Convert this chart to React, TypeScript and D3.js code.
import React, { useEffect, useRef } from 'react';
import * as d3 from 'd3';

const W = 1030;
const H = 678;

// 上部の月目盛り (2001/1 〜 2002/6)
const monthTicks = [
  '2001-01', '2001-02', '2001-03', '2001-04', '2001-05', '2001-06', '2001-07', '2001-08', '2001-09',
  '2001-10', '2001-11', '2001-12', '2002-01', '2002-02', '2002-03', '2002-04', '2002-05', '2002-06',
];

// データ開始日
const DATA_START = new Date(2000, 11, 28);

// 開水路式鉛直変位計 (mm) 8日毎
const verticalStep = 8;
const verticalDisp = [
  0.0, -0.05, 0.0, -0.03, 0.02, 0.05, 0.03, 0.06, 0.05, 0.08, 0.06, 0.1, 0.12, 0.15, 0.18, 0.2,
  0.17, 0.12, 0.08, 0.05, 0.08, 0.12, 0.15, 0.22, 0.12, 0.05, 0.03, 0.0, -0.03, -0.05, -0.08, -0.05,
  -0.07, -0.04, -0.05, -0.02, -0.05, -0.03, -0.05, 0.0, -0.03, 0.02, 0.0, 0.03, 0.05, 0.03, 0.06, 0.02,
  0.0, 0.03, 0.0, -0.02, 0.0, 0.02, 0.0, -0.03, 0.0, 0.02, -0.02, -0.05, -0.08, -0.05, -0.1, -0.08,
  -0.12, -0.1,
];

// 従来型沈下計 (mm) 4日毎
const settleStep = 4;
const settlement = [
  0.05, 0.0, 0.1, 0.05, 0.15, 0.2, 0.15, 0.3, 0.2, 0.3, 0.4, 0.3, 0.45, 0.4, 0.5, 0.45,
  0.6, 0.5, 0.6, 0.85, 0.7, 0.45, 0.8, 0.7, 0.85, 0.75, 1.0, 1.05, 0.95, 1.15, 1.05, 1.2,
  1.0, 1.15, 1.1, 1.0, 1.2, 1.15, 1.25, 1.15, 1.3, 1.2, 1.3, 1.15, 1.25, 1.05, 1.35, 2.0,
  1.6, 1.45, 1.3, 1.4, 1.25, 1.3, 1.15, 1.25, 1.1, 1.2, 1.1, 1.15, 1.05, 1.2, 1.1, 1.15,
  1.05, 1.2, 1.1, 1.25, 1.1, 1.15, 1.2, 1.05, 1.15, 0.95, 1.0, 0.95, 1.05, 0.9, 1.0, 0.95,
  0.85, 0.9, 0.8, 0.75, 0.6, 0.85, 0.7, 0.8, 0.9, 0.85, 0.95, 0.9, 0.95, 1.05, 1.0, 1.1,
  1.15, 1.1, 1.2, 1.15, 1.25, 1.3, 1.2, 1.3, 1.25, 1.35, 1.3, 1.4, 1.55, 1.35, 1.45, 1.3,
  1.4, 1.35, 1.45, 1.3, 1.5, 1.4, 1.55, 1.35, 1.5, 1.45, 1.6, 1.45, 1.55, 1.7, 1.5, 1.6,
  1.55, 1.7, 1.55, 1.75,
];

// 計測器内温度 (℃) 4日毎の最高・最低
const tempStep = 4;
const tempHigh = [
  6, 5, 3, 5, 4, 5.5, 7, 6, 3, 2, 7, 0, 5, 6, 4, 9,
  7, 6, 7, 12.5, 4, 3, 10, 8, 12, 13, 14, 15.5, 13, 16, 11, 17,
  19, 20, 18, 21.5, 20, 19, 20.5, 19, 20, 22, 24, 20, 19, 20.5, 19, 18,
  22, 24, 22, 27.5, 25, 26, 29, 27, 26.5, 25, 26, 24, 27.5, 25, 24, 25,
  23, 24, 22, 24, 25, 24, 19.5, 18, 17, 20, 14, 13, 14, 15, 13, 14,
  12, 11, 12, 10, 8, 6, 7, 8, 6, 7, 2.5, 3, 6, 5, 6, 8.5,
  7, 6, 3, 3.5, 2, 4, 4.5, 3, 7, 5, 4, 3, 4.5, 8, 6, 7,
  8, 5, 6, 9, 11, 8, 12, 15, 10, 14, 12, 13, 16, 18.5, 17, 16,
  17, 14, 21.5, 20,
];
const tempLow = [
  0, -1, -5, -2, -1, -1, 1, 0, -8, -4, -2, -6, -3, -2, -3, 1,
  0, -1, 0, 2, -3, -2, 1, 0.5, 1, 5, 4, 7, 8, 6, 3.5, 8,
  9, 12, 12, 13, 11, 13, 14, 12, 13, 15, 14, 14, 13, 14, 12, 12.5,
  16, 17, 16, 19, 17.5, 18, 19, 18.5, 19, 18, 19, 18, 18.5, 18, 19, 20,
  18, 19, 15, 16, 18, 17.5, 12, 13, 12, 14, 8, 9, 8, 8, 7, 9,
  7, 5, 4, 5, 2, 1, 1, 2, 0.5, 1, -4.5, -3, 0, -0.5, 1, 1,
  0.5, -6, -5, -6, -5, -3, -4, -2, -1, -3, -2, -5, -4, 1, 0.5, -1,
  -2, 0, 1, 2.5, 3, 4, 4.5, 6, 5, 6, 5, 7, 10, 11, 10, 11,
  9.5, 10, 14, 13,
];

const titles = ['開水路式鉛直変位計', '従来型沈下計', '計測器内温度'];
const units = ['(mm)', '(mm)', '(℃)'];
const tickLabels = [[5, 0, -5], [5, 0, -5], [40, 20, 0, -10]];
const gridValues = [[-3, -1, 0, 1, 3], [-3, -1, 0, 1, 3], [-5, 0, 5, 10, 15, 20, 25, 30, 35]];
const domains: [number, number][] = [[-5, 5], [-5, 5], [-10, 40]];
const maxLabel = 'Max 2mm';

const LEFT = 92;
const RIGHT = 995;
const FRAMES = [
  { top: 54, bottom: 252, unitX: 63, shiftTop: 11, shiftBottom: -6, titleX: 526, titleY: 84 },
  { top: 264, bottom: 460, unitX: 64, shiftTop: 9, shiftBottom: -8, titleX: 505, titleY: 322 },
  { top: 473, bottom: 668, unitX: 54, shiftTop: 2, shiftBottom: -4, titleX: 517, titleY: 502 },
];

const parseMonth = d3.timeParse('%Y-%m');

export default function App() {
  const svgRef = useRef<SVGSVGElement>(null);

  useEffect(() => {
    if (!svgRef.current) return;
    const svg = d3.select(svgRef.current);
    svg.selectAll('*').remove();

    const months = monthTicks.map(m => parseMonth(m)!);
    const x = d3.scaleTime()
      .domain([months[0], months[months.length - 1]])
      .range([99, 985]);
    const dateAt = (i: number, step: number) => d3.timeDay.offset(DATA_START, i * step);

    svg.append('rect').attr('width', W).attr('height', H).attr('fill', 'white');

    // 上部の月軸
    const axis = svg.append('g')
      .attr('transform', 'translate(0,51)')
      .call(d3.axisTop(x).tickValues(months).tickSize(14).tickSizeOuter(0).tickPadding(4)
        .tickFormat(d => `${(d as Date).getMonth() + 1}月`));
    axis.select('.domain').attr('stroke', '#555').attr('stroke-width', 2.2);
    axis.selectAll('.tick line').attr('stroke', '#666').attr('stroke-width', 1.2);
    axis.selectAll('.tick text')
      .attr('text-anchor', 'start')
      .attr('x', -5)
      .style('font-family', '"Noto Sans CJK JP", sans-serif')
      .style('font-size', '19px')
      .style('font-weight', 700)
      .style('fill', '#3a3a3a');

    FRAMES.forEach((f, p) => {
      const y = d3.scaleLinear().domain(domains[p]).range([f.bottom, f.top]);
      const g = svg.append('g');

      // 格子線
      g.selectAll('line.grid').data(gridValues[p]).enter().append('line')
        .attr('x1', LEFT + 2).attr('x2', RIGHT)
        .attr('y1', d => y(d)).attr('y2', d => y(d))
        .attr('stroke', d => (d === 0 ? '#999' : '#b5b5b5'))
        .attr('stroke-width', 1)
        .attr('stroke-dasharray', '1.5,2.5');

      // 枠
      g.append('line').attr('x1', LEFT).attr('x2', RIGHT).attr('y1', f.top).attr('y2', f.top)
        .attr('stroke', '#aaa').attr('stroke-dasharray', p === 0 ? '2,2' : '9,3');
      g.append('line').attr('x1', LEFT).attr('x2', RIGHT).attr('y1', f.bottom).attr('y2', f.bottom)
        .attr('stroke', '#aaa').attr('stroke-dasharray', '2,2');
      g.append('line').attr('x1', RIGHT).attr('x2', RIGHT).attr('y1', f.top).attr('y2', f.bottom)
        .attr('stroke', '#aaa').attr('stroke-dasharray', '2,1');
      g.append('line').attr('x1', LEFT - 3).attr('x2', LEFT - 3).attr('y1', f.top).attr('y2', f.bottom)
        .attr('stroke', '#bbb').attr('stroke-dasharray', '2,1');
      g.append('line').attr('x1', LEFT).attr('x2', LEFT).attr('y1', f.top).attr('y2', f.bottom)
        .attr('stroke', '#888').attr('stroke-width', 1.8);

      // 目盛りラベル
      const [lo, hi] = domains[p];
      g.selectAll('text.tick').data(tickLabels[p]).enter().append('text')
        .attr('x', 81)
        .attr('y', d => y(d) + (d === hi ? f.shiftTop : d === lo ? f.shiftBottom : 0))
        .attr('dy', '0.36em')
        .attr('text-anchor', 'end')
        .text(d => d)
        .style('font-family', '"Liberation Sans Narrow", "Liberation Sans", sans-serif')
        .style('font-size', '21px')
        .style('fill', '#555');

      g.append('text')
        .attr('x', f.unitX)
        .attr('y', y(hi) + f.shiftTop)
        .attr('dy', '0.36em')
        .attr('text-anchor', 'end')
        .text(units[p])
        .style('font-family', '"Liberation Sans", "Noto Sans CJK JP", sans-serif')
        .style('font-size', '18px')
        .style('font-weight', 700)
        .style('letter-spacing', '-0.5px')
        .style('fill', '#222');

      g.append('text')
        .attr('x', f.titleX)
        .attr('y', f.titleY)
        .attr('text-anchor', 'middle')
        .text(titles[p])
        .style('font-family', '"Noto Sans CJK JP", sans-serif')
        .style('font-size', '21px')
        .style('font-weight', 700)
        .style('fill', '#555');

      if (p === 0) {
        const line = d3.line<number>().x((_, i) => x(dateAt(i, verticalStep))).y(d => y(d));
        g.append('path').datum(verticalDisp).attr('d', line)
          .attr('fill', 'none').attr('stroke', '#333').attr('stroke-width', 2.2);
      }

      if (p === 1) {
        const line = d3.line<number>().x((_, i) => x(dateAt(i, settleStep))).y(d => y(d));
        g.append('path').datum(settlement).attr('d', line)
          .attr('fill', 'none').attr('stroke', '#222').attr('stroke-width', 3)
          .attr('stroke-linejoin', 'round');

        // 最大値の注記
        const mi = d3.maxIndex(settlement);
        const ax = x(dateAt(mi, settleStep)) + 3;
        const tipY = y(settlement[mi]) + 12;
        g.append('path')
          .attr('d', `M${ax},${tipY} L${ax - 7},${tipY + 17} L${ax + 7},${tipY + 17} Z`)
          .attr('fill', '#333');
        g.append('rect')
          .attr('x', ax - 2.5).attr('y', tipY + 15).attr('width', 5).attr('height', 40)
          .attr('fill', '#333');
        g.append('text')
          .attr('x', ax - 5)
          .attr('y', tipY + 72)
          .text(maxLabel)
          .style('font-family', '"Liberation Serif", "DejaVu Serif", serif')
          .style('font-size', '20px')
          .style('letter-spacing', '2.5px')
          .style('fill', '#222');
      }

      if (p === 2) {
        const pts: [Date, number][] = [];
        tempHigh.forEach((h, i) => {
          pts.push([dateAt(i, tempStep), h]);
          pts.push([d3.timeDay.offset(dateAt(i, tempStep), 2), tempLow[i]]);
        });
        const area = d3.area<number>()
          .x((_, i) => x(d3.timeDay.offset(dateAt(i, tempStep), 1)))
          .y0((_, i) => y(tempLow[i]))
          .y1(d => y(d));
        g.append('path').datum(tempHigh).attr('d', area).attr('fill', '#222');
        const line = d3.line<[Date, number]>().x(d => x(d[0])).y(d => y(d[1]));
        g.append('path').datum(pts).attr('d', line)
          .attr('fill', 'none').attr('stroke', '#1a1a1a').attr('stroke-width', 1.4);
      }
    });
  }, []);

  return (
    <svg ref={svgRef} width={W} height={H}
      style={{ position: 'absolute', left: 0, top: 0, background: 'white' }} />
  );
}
---
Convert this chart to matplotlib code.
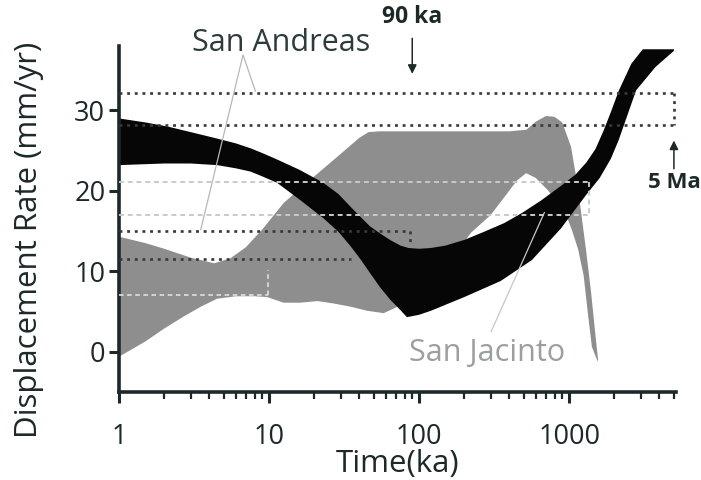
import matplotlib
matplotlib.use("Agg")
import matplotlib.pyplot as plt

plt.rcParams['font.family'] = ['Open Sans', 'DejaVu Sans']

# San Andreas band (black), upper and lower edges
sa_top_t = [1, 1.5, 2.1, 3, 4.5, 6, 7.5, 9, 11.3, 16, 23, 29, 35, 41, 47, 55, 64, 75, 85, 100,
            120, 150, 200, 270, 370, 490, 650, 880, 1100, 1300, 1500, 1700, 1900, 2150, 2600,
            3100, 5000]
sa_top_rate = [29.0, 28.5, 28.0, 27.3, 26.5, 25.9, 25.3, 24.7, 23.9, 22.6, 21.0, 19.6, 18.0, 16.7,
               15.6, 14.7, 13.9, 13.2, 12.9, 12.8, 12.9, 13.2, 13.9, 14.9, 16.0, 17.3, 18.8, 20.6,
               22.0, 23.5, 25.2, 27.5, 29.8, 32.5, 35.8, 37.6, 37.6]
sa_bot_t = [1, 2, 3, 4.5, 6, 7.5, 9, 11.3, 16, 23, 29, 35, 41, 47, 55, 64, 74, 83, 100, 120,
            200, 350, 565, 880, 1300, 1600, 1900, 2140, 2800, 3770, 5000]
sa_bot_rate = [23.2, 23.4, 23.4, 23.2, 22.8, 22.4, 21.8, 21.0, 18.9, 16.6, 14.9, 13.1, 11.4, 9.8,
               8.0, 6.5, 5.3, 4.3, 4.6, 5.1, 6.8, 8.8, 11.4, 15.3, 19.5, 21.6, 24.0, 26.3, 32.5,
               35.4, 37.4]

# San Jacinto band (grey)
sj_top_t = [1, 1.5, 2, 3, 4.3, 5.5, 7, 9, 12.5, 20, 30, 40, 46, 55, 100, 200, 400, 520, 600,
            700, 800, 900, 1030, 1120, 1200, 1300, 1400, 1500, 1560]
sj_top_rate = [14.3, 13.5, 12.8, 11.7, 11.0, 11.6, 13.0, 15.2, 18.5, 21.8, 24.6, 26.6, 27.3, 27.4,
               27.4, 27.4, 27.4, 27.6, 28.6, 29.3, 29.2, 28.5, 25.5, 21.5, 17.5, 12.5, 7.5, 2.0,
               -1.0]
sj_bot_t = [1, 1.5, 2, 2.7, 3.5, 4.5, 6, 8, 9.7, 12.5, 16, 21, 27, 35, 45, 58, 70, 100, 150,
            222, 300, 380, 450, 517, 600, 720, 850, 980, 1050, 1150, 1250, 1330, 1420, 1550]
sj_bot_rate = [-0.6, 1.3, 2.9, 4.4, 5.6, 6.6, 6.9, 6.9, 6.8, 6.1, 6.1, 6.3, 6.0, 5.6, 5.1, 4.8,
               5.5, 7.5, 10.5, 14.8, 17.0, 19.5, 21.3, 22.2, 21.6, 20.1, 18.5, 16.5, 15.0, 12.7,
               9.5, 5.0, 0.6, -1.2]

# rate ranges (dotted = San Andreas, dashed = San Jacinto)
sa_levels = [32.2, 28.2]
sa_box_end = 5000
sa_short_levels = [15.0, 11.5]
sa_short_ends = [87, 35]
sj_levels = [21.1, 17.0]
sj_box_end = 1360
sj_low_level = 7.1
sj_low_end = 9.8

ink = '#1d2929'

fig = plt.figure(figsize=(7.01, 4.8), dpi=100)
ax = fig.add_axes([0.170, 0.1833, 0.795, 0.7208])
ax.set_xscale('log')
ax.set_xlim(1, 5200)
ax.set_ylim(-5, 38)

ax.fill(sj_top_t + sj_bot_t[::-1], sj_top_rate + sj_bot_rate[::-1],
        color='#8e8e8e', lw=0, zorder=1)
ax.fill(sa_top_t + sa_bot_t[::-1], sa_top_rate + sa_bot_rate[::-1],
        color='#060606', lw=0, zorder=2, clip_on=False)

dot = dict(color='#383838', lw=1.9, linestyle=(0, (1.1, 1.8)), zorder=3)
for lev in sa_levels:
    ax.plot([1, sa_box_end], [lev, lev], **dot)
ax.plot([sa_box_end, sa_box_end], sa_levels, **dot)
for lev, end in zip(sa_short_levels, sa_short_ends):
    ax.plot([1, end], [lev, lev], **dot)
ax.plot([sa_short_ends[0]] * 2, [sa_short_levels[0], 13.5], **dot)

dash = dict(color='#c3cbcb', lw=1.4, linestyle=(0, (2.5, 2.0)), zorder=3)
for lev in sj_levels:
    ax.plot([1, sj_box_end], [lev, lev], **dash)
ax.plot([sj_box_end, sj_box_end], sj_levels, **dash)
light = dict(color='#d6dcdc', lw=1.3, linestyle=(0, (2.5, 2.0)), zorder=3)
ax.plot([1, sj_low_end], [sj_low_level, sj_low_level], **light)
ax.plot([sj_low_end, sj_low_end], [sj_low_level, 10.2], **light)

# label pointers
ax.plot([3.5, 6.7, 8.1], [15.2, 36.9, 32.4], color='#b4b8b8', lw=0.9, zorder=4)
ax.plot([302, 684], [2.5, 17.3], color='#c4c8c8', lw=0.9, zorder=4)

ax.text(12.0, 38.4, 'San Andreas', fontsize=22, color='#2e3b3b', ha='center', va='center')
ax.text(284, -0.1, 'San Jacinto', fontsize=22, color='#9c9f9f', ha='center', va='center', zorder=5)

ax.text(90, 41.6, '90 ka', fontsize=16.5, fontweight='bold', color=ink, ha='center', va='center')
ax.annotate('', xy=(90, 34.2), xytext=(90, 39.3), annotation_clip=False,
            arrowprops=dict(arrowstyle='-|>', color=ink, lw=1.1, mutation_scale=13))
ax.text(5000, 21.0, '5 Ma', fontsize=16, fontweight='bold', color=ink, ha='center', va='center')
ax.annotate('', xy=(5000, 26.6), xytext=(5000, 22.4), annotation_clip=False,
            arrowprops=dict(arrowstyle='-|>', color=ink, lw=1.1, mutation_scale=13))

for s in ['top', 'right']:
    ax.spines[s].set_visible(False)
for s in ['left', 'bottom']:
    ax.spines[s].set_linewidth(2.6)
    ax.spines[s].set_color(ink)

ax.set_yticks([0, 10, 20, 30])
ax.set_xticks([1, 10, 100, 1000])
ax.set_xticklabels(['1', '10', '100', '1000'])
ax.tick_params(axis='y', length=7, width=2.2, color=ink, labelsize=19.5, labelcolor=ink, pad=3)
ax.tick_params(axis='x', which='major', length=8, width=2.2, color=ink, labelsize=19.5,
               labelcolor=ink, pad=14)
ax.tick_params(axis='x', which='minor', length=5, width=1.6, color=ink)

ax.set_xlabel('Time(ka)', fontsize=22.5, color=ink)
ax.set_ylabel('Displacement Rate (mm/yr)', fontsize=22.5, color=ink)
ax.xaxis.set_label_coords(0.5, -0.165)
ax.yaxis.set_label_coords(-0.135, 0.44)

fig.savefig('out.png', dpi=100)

▶ What you should do: Leave the pictures out and print, exactly as written, every line from the one holding "Convert this chart to matplotlib code." down to the one holding "35.4, 37.4]", both of those included.

▶ Task result:
Convert this chart to matplotlib code.
import matplotlib
matplotlib.use("Agg")
import matplotlib.pyplot as plt

plt.rcParams['font.family'] = ['Open Sans', 'DejaVu Sans']

# San Andreas band (black), upper and lower edges
sa_top_t = [1, 1.5, 2.1, 3, 4.5, 6, 7.5, 9, 11.3, 16, 23, 29, 35, 41, 47, 55, 64, 75, 85, 100,
            120, 150, 200, 270, 370, 490, 650, 880, 1100, 1300, 1500, 1700, 1900, 2150, 2600,
            3100, 5000]
sa_top_rate = [29.0, 28.5, 28.0, 27.3, 26.5, 25.9, 25.3, 24.7, 23.9, 22.6, 21.0, 19.6, 18.0, 16.7,
               15.6, 14.7, 13.9, 13.2, 12.9, 12.8, 12.9, 13.2, 13.9, 14.9, 16.0, 17.3, 18.8, 20.6,
               22.0, 23.5, 25.2, 27.5, 29.8, 32.5, 35.8, 37.6, 37.6]
sa_bot_t = [1, 2, 3, 4.5, 6, 7.5, 9, 11.3, 16, 23, 29, 35, 41, 47, 55, 64, 74, 83, 100, 120,
            200, 350, 565, 880, 1300, 1600, 1900, 2140, 2800, 3770, 5000]
sa_bot_rate = [23.2, 23.4, 23.4, 23.2, 22.8, 22.4, 21.8, 21.0, 18.9, 16.6, 14.9, 13.1, 11.4, 9.8,
               8.0, 6.5, 5.3, 4.3, 4.6, 5.1, 6.8, 8.8, 11.4, 15.3, 19.5, 21.6, 24.0, 26.3, 32.5,
               35.4, 37.4]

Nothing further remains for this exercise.